Like many immigrants, Kutlesa bought a car and attended night school to learn English. He moved to Canoga Park shortly after arriving to cut down on the commute to one of his construction jobs, and remained there after completing the work.

About 2 1/2 years ago, Kutlesa visited Croatia and married one of his college sweethearts, Vlasta, who had become a physician specializing in brain infections. She joined him in Canoga Park, bringing her 7-year-old daughter from a previous marriage.

“Every time I call she asks when I am coming home,” Kutlesa says in a choked voice about his stepdaughter, Maja, who is now 9. “It is terribly lonely.”

The Kutlesas had another daughter 15 months ago, and their third child is due this summer. But their happiness began to sour after the Yugoslav republic of Croatia declared its independence from Serbia on June 25, 1991.


War broke out between Croatia and Serbia two days later. The conflict galvanized the Croatian-American community, including the Kutlesas, who participated in the massive assistance effort in which tons of food, clothing and medical supplies have been shipped to Croatia from the Port of Los Angeles.

Perhaps if there had been no war, Vlasta Kutlesa would have been satisfied to remain a homemaker while learning English and obtaining an American medical license. But Kutlesa and family friends say Vlasta felt torn between her duty to her family and her fledgling country.

She returned home Dec. 31 with the couple’s two children. Kutlesa intended to follow her at the end of May after finishing several construction jobs and helping organize World Trade Week, a Los Angeles business symposium containing seminars designed to promote trade in Central and Eastern Europe.

The Kutlesas agonized over their decision to return, weighing the loss of Kutlesa’s annual income of $40,000 and the threat of sniper bullets in Osijek against the love of their country.

In Osijek, Vlasta Kutlesa earns only $150 a month, a pittance by American standards, but three times as much as the average worker there, Kutlesa says.

“Things like TV, nice cars, it’s not life,” says Kutlesa, explaining one reason why he will return to the United States after his trip home.


Another key factor was the destruction of Kutlesa’s hometown of Prijedor in Bosnia, which fell to the Serbs last year.

“I raise up in a Catholic family, but we weren’t crazy religious,” Kutlesa said. “But when they dynamited the church in Prijedor in ethnic cleansing, you feel something so much inside. They destroyed my childhood. I can never go there again.”

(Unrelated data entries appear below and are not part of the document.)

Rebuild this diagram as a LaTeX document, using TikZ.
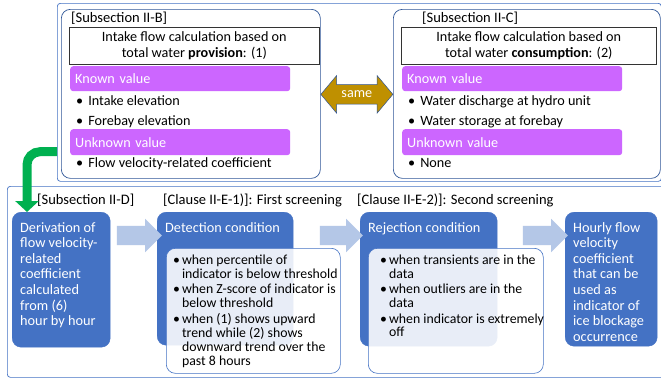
\documentclass[tikz,border=0pt]{standalone}
\usepackage{fontspec}
\setmainfont{Carlito}
\usetikzlibrary{arrows.meta, positioning, shapes.arrows, calc}

\definecolor{boxblue}{HTML}{4472C4}
\definecolor{lineblue}{HTML}{2F5597}
\definecolor{flowblue}{HTML}{B4C7E7}
\definecolor{valviolet}{HTML}{CC66FF}
\definecolor{samegold}{HTML}{BF9000}
\definecolor{linkgreen}{HTML}{00B050}

\newcommand{\bfont}{\fontsize{14.3}{15.6}\selectfont}
\newcommand{\mfont}{\fontsize{14.2}{16}\selectfont}
\newcommand{\tfont}{\fontsize{14.5}{16}\selectfont}
\newcommand{\sfont}{\fontsize{13.8}{13.8}\selectfont}

\begin{document}
\begin{tikzpicture}[x=1pt, y=-1pt,
    frame/.style={draw=boxblue, line width=0.7pt, rounded corners=3pt, fill=white, anchor=north west, inner sep=0pt},
    panel/.style={draw=lineblue, line width=0.7pt, rounded corners=9pt, fill=white, anchor=north west, inner sep=0pt},
    titlebox/.style={draw=black!80, line width=0.6pt, anchor=north west, inner sep=0pt, align=center, font=\mfont},
    valuebar/.style={fill=valviolet, rounded corners=3pt, anchor=north west, inner xsep=5pt, inner ysep=0pt, text width=210pt, align=left, text=white, font=\mfont},
    item/.style={anchor=base west, inner sep=0pt, font=\mfont},
    tag/.style={anchor=base west, inner sep=0pt, font=\tfont},
    stepbox/.style={fill=boxblue, draw=boxblue, rounded corners=9pt, anchor=north west, inner sep=0pt},
    steptext/.style={anchor=north west, inner sep=0pt, align=left, text=white, font=\bfont},
    condbox/.style={draw=boxblue, line width=0.6pt, fill=white, fill opacity=0.88, rounded corners=9pt, anchor=north west, inner sep=0pt},
    condtext/.style={anchor=north west, inner sep=0pt, font=\sfont},
    flow/.style={single arrow, fill=flowblue, draw=none, single arrow head extend=7pt, inner sep=0pt, inner ysep=9.5pt, minimum height=45pt},
    samearrow/.style={double arrow, fill=samegold, draw=lineblue, line width=0.5pt, double arrow head extend=9pt, double arrow tip angle=100, text=white, font=\mfont, text height=8pt, text depth=2pt, inner xsep=2pt, inner ysep=4.5pt, minimum height=72pt},
    greenlink/.style={draw=linkgreen, line width=9pt, rounded corners=13pt, -{Triangle[width=23pt, length=11pt]}},
]
  \useasboundingbox (0,0) rectangle (661,381);

  % upper part: the two intake flow calculations
  \node[frame, minimum width=604pt, minimum height=178pt] (upper) at (57,3) {};
  \node[panel, minimum width=259pt, minimum height=169pt] (provide) at (61,9) {};
  \node[panel, minimum width=267pt, minimum height=169pt] (consume) at (393,9) {};

  \node[tag] (tagB) at (71,22) {[Subsection II-B]};
  \node[titlebox, minimum width=250pt, minimum height=37pt] (titleB) at (69,27)
    {Intake flow calculation based on\\total water \textbf{provision}: (1)};
  \node[valuebar, minimum height=25pt] (knownB) at (70,66) {Known value};
  \node[item] (b1) at (76,105) {\textbullet\hspace{5pt}Intake elevation};
  \node[item] (b2) at (76,125) {\textbullet\hspace{5pt}Forebay elevation};
  \node[valuebar, minimum height=26pt] (unknownB) at (70,129) {Unknown value};
  \node[item] (b3) at (76,167) {\textbullet\hspace{5pt}Flow velocity-related coefficient};

  \node[tag] (tagC) at (422,22) {[Subsection II-C]};
  \node[titlebox, minimum width=255pt, minimum height=37pt] (titleC) at (401,27)
    {Intake flow calculation based on\\total water \textbf{consumption}: (2)};
  \node[valuebar, minimum height=25pt] (knownC) at (402,66) {Known value};
  \node[item] (c1) at (408,105) {\textbullet\hspace{5pt}Water discharge at hydro unit};
  \node[item] (c2) at (408,125) {\textbullet\hspace{5pt}Water storage at forebay};
  \node[valuebar, minimum height=26pt] (unknownC) at (402,129) {Unknown value};
  \node[item] (c3) at (408,167) {\textbullet\hspace{5pt}None};

  \node[samearrow] (same) at ($(provide.east)!0.5!(consume.west)+(0,0.5)$) {same};

  % lower part: screening steps
  \node[frame, minimum width=660pt, minimum height=191pt] (lower) at (7,186) {};

  \node[tag] (tagD) at (37,204) {[Subsection II-D]};
  \node[tag] (tagE1) at (163,204) {[Clause II-E-1)]: First screening};
  \node[tag] (tagE2) at (357,204) {[Clause II-E-2)]: Second screening};

  \node[stepbox, minimum width=98pt, minimum height=135pt] (derive) at (12,212) {};
  \node[steptext] (deriveT) at ($(derive.north west)+(8,10)$)
    {Derivation of\\flow velocity-\\related\\coefficient\\calculated\\from (6)\\hour by hour};

  \node[stepbox, minimum width=136pt, minimum height=133pt] (detect) at (157,212) {};
  \node[steptext] (detectT) at ($(detect.north west)+(8,10)$) {Detection condition};
  \node[condbox, minimum width=174pt, minimum height=125pt] (detectC) at (166,248) {};
  \node[condtext] (detectL) at ($(detectC.north west)+(7,7)$) {%
    \begin{tabular}{@{}l@{\hspace{2pt}}l@{}}
      \textbullet & when percentile of\\
                  & indicator is below threshold\\[1.5pt]
      \textbullet & when Z-score of indicator is\\
                  & below threshold\\[1.5pt]
      \textbullet & when (1) shows upward\\
                  & trend while (2) shows\\
                  & downward trend over the\\
                  & past 8 hours
    \end{tabular}};

  \node[stepbox, minimum width=137pt, minimum height=134pt] (reject) at (360,212) {};
  \node[steptext] (rejectT) at ($(reject.north west)+(8,10)$) {Rejection condition};
  \node[condbox, minimum width=175pt, minimum height=125pt] (rejectC) at (368,248) {};
  \node[condtext] (rejectL) at ($(rejectC.north west)+(12,7)$) {%
    \begin{tabular}{@{}l@{\hspace{2pt}}l@{}}
      \textbullet & when transients are in the\\
                  & data\\[1.5pt]
      \textbullet & when outliers are in the\\
                  & data\\[1.5pt]
      \textbullet & when indicator is extremely\\
                  & off
    \end{tabular}};

  \node[stepbox, minimum width=92pt, minimum height=134pt] (result) at (565,212) {};
  \node[steptext] (resultT) at ($(result.north west)+(8,10)$)
    {Hourly flow\\velocity\\coefficient\\that can be\\used as\\indicator of\\ice blockage\\occurrence};

  \node[flow] (f1) at (134.5,235.5) {};
  \node[flow, minimum height=43pt] (f2) at (336.5,235.5) {};
  \node[flow] (f3) at (540.5,235.5) {};

  % link from the unknown coefficient down to its derivation
  \coordinate (gstart) at ($(upper.south west)+(0,-30)$);
  \coordinate (gend) at ($(derive.north west)+(15,0)$);
  \draw[greenlink] (gstart) -| (gend);
\end{tikzpicture}
\end{document}
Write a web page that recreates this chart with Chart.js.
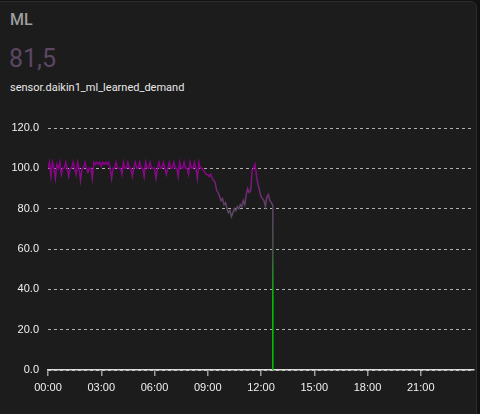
<!DOCTYPE html>
<html>
<head>
<meta charset="utf-8">
<script src="https://cdn.jsdelivr.net/npm/chart.js@4/dist/chart.umd.min.js"></script>
<style>
  html, body { margin: 0; padding: 0; background: #111; width: 480px; height: 414px; overflow: hidden; }
  #card { position: absolute; left: -10px; top: 1px; right: 3px; bottom: -10px; background: #1c1c1c; border: 1px solid #2c2c2c; border-radius: 6px; }
  #title { position: absolute; left: 10px; top: 10px; font: 500 16px Roboto, sans-serif; color: #9e9e9e; }
  #value { position: absolute; left: 9px; top: 44px; font: 400 25px Roboto, sans-serif; color: #5b4763; }
  #entity { position: absolute; left: 10px; top: 81px; font: 400 11px Roboto, sans-serif; color: #e8e8e8; }
  #wrap { position: absolute; left: 0; top: 110px; width: 480px; height: 304px; }
</style>
</head>
<body>
<div id="card"></div>
<div id="title">ML</div>
<div id="value">81,5</div>
<div id="entity">sensor.daikin1_ml_learned_demand</div>
<div id="wrap"><canvas id="c" width="480" height="304"></canvas></div>
<script>
// 5-minute samples starting at 00:00
const startMinute = 0;
const stepMinutes = 5;
const demand = [
  // 00:00
  100,103,96,103,100,95,102,100,103,97,100,100,
  // 01:00
  103,100,96,100,100,103,100,97,103,100,94,100,
  // 02:00
  100,103,100,98,100,100,95,103,102,103,102,103,
  // 03:00
  101,103,102,103,102,103,100,95,100,100,103,100,
  // 04:00
  100,100,97,103,100,100,103,100,100,96,100,103,
  // 05:00
  100,100,103,100,100,96,103,100,100,103,100,100,
  // 06:00
  100,95,100,103,100,100,103,100,97,100,103,100,
  // 07:00
  100,103,100,100,96,103,100,100,103,100,100,97,
  // 08:00
  103,100,100,103,100,95,103,100,100,99,98,97,
  // 09:00
  97,96,97,95,94,93,89,88,86,84,85,82,
  // 10:00
  83,80,78,79,76,78,80,79,81,80,82,81,
  // 11:00
  84,82,87,90,88,89,99,100,102,96,92,89,
  // 12:00
  86,85,84,81,86,87,84,83,81.5
];
// sensor dropped to 0 right after the last sample
const dropValue = 0;

const yTicks = [0, 20, 40, 60, 80, 100, 120];
const xTickHours = [0, 3, 6, 9, 12, 15, 18, 21];

const points = demand.map((v, i) => ({ x: startMinute + i * stepMinutes, y: v }));
points.push({ x: points[points.length - 1].x, y: dropValue });

function fmt(m) {
  const h = Math.floor(m / 60), mm = m % 60;
  return String(h).padStart(2, '0') + ':' + String(mm).padStart(2, '0');
}

function lineGradient(context) {
  const chart = context.chart;
  const { ctx, chartArea, scales } = chart;
  if (!chartArea) return '#8b008b';
  const y0 = scales.y.getPixelForValue(0);
  const y1 = scales.y.getPixelForValue(120);
  const g = ctx.createLinearGradient(0, y0, 0, y1);
  g.addColorStop(0, '#00c800');
  g.addColorStop(35 / 120, '#00c800');
  g.addColorStop(60 / 120, '#505050');
  g.addColorStop(80 / 120, '#5c4862');
  g.addColorStop(100 / 120, '#8b008b');
  g.addColorStop(1, '#8b008b');
  return g;
}

new Chart(document.getElementById('c'), {
  type: 'line',
  data: {
    datasets: [{
      data: points,
      borderColor: lineGradient,
      borderWidth: 1.5,
      pointRadius: 0,
      tension: 0,
      fill: false
    }]
  },
  options: {
    responsive: false,
    animation: false,
    parsing: true,
    layout: { padding: { top: 18, right: 6, left: 0, bottom: 0 } },
    plugins: { legend: { display: false }, tooltip: { enabled: false } },
    scales: {
      x: {
        type: 'linear',
        min: 0,
        max: 1440,
        afterBuildTicks: (scale) => {
          scale.ticks = xTickHours.map(h => ({ value: h * 60 }));
        },
        afterFit: (scale) => { scale.height = 44; },
        ticks: {
          callback: (v) => fmt(v),
          color: '#f0f0f0',
          font: { family: 'Liberation Sans', size: 11 },
          maxRotation: 0,
          autoSkip: false,
          padding: 5
        },
        grid: { drawOnChartArea: false, drawTicks: true, tickLength: 6, color: '#9a9a9a', lineWidth: 1.5 },
        border: { display: true, color: '#dcdcdc', width: 1.5 }
      },
      y: {
        min: 0,
        max: 120,
        afterBuildTicks: (scale) => {
          scale.ticks = yTicks.map(v => ({ value: v }));
        },
        afterFit: (scale) => { scale.width = 48; },
        ticks: {
          callback: (v) => v.toFixed(1),
          color: '#f0f0f0',
          font: { family: 'Liberation Sans', size: 11 },
          padding: 9
        },
        grid: { drawTicks: false, color: '#b0b0b0', lineWidth: 1 },
        border: { display: false, dash: [3, 3] }
      }
    }
  }
});
</script>
</body>
</html>
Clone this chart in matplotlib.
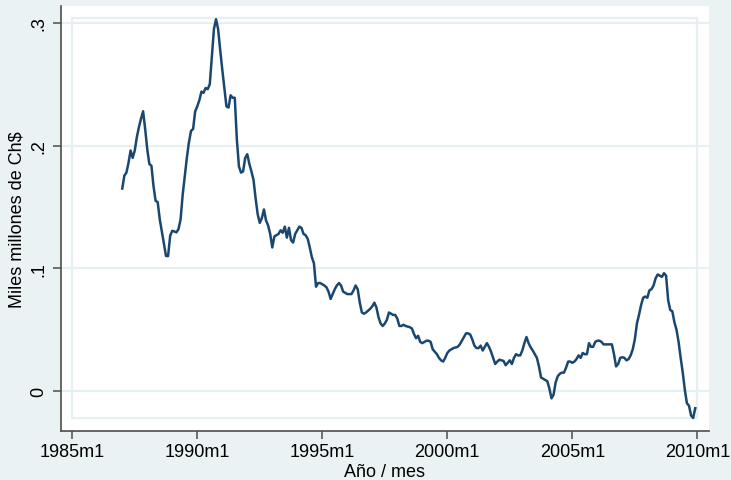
import matplotlib.pyplot as plt
import numpy as np
from matplotlib.patches import Rectangle

plt.rcParams['font.family'] = ['Liberation Sans', 'DejaVu Sans']

# monthly series, 1987m1 .. 2009m12 (one row per year)
start_month = 24  # months after 1985m1
values = [
    0.165, 0.1755, 0.178, 0.186, 0.196, 0.190, 0.196, 0.207, 0.215, 0.222, 0.228, 0.2135,  # 1987
    0.197, 0.185, 0.1836, 0.167, 0.155, 0.154, 0.140, 0.130, 0.120, 0.110, 0.110, 0.1266,  # 1988
    0.1306, 0.130, 0.1293, 0.132, 0.140, 0.160, 0.175, 0.190, 0.2027, 0.212, 0.2135, 0.228,  # 1989
    0.232, 0.237, 0.244, 0.243, 0.247, 0.246, 0.250, 0.272, 0.295, 0.303, 0.295, 0.278,  # 1990
    0.262, 0.247, 0.232, 0.231, 0.241, 0.239, 0.239, 0.205, 0.183, 0.178, 0.179, 0.190,  # 1991
    0.193, 0.185, 0.179, 0.172, 0.157, 0.144, 0.137, 0.141, 0.148, 0.139, 0.135, 0.128,  # 1992
    0.117, 0.126, 0.127, 0.128, 0.131, 0.129, 0.134, 0.125, 0.133, 0.123, 0.121, 0.128,  # 1993
    0.131, 0.134, 0.133, 0.128, 0.127, 0.124, 0.117, 0.109, 0.104, 0.085, 0.088, 0.088,  # 1994
    0.087, 0.086, 0.0845, 0.081, 0.075, 0.079, 0.083, 0.086, 0.088, 0.086, 0.081, 0.080,  # 1995
    0.079, 0.079, 0.079, 0.082, 0.086, 0.083, 0.072, 0.064, 0.063, 0.064, 0.0655, 0.067,  # 1996
    0.069, 0.072, 0.068, 0.060, 0.055, 0.053, 0.055, 0.058, 0.064, 0.063, 0.062, 0.062,  # 1997
    0.059, 0.053, 0.053, 0.054, 0.053, 0.0525, 0.052, 0.051, 0.0465, 0.043, 0.045, 0.040,  # 1998
    0.039, 0.040, 0.041, 0.041, 0.040, 0.034, 0.032, 0.030, 0.027, 0.025, 0.024, 0.027,  # 1999
    0.031, 0.033, 0.034, 0.035, 0.0355, 0.036, 0.038, 0.041, 0.044, 0.047, 0.047, 0.046,  # 2000
    0.042, 0.037, 0.035, 0.035, 0.037, 0.033, 0.036, 0.039, 0.036, 0.032, 0.027, 0.022,  # 2001
    0.024, 0.0255, 0.025, 0.0245, 0.021, 0.023, 0.025, 0.022, 0.027, 0.030, 0.029, 0.029,  # 2002
    0.033, 0.039, 0.044, 0.039, 0.0356, 0.033, 0.030, 0.027, 0.020, 0.011, 0.010, 0.009,  # 2003
    0.008, 0.002, -0.006, -0.003, 0.007, 0.012, 0.014, 0.015, 0.015, 0.019, 0.024, 0.024,  # 2004
    0.023, 0.024, 0.026, 0.029, 0.027, 0.031, 0.030, 0.030, 0.039, 0.036, 0.036, 0.040,  # 2005
    0.041, 0.041, 0.040, 0.038, 0.038, 0.038, 0.038, 0.038, 0.030, 0.020, 0.022, 0.027,  # 2006
    0.0275, 0.027, 0.025, 0.026, 0.029, 0.034, 0.042, 0.055, 0.062, 0.070, 0.076, 0.077,  # 2007
    0.076, 0.082, 0.083, 0.086, 0.092, 0.095, 0.094, 0.093, 0.096, 0.094, 0.074, 0.066,  # 2008
    0.065, 0.056, 0.050, 0.040, 0.027, 0.015, 0.001, -0.010, -0.012, -0.020, -0.022, -0.014,  # 2009
]
xtick_pos = [0, 60, 120, 180, 240, 300]
xtick_labels = ['1985m1', '1990m1', '1995m1', '2000m1', '2005m1', '2010m1']
ytick_pos = [0, 0.1, 0.2, 0.3]
ytick_labels = ['0', '.1', '.2', '.3']

months = np.arange(start_month, start_month + len(values))

bg = '#eaf2f3'
grid_c = '#e6eff1'
axis_c = '#4d4d4d'

fig = plt.figure(figsize=(7.31, 4.81), dpi=100, facecolor=bg)
ax = fig.add_axes([61 / 731, 49 / 481, 648 / 731, 425 / 481])
ax.set_facecolor('white')

ax.set_xlim(-5.4, 305.6)
ax.set_ylim(-0.0326, 0.3138)

for y in ytick_pos:
    ax.axhline(y, color=grid_c, lw=1.6, zorder=1)
ax.add_patch(Rectangle((0, -0.022), 300, 0.326, fill=False,
                       edgecolor=grid_c, lw=1.6, zorder=1))

ax.plot(months, values, color='#1a476f', lw=1.8, zorder=3)

for s in ['top', 'right']:
    ax.spines[s].set_visible(False)
for s in ['left', 'bottom']:
    ax.spines[s].set_color(axis_c)
    ax.spines[s].set_linewidth(1.2)

ax.set_xticks(xtick_pos)
ax.set_xticklabels(xtick_labels)
ax.set_yticks(ytick_pos)
ax.set_yticklabels(ytick_labels, rotation=90, va='center')
ax.tick_params(axis='both', colors=axis_c, labelcolor='black', labelsize=13,
               length=6, width=1.1, direction='out')
ax.tick_params(axis='y', pad=4)
ax.tick_params(axis='x', pad=3)

ax.set_xlabel('Año / mes', fontsize=13, labelpad=2)
ax.set_ylabel('Miles millones de Ch$', fontsize=13, labelpad=3)

fig.savefig('out.png', dpi=100, facecolor=bg)
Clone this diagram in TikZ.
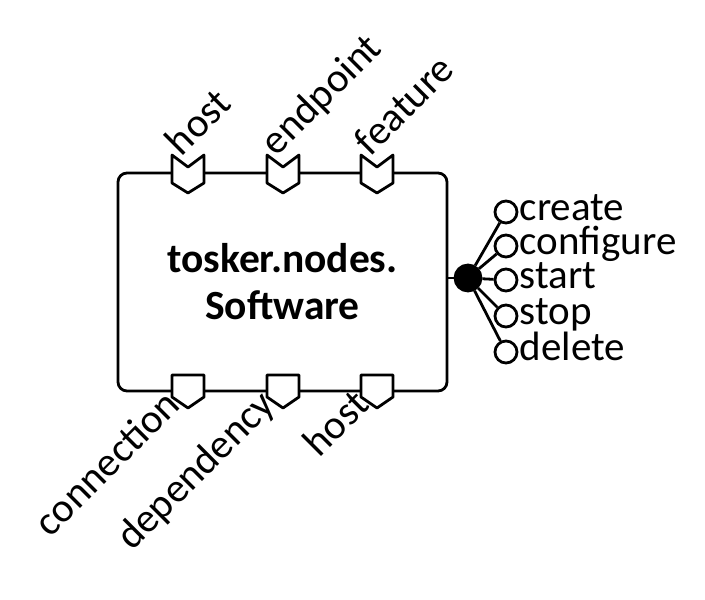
\documentclass[tikz,border=0pt]{standalone}
\usepackage{fontspec}
\setmainfont{Carlito}
\begin{document}
\begin{tikzpicture}[x=1pt,y=-1pt,line width=2.8pt,line join=round]

	% Styles
	\tikzstyle{component} = [draw,rounded corners=9pt,minimum width=329pt,minimum height=218pt,align=center,font=\fontsize{41.5}{47}\selectfont\bfseries]
	\tikzstyle{port} = [draw,fill=white]
	\tikzstyle{caplabel} = [anchor=base west,rotate=45,inner sep=0pt,font=\fontsize{41}{41}\selectfont]
	\tikzstyle{reqlabel} = [anchor=base east,rotate=45,inner sep=0pt,font=\fontsize{41}{41}\selectfont]
	\tikzstyle{ifdot} = [draw,shape=circle,fill=black,minimum size=26pt,inner sep=0pt]
	\tikzstyle{op} = [draw,shape=circle,fill=white,minimum size=22pt,inner sep=0pt]
	\tikzstyle{oplabel} = [anchor=base west,inner sep=0pt,font=\fontsize{41}{41}\selectfont]

	\useasboundingbox (0,0) rectangle (705,600);

	% Knoten
	\node at (282.5,282) [component] (sw) {tosker.nodes.\\Software};

	% Capabilities
	\foreach \x/\cap in {188/host,283/endpoint,377/feature} {
		\draw[port] (\x-16,155) -- (\x,167) -- (\x+16,155) -- (\x+16,183) -- (\x,193) -- (\x-16,183) -- cycle;
		\node at (\x-7,158) [caplabel] (cap-\cap) {\cap};
	}

	% Requirements
	\foreach \x/\req in {188/connection,283/dependency,377/host} {
		\draw[port] (\x-16,375) -- (\x+16,375) -- (\x+16,397) -- (\x,408) -- (\x-16,397) -- cycle;
		\node at (\x-5,406) [reqlabel] (req-\req) {\req};
	}

	% Interface
	\node at (468,278) [ifdot] (dot) {};
	\draw (sw.east |- dot) -- (dot);
	\foreach \y/\op in {212/create,246/configure,280/start,316/stop,352/delete} {
		\node at (506,\y) [op] (\op) {};
		\draw (dot) -- (\op);
		\node at ([xshift=0pt,yshift=-8pt]\op.east) [oplabel] (\op-lbl) {\op};
	}

\end{tikzpicture}
\end{document}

In the end, Kutlesa’s patriotism prevailed, only to be foiled by the decline of the Croatian economy. The country’s biggest industry, tourism, brought in only $1 billion last year, compared to $6 billion before the war, a spokeswoman for the Croatian Embassy said. Without the $200 to $500 he wires home every month, his extended family might not survive, Kutlesa says.

Just last week, he had been making hectic arrangements to go home for good, finishing up a one-bedroom addition to a North Hollywood ranch house and giving away some of his possessions, including his 19-inch color TV.

Now, there is no need to rush.

When he boards the plane on May 31 for his visit home, he need only pack a small suitcase. As long as the civil war rages on, the price Kutlesa pays will be measured in loneliness.

“My place on earth is in Croatia. But I have to stay here.”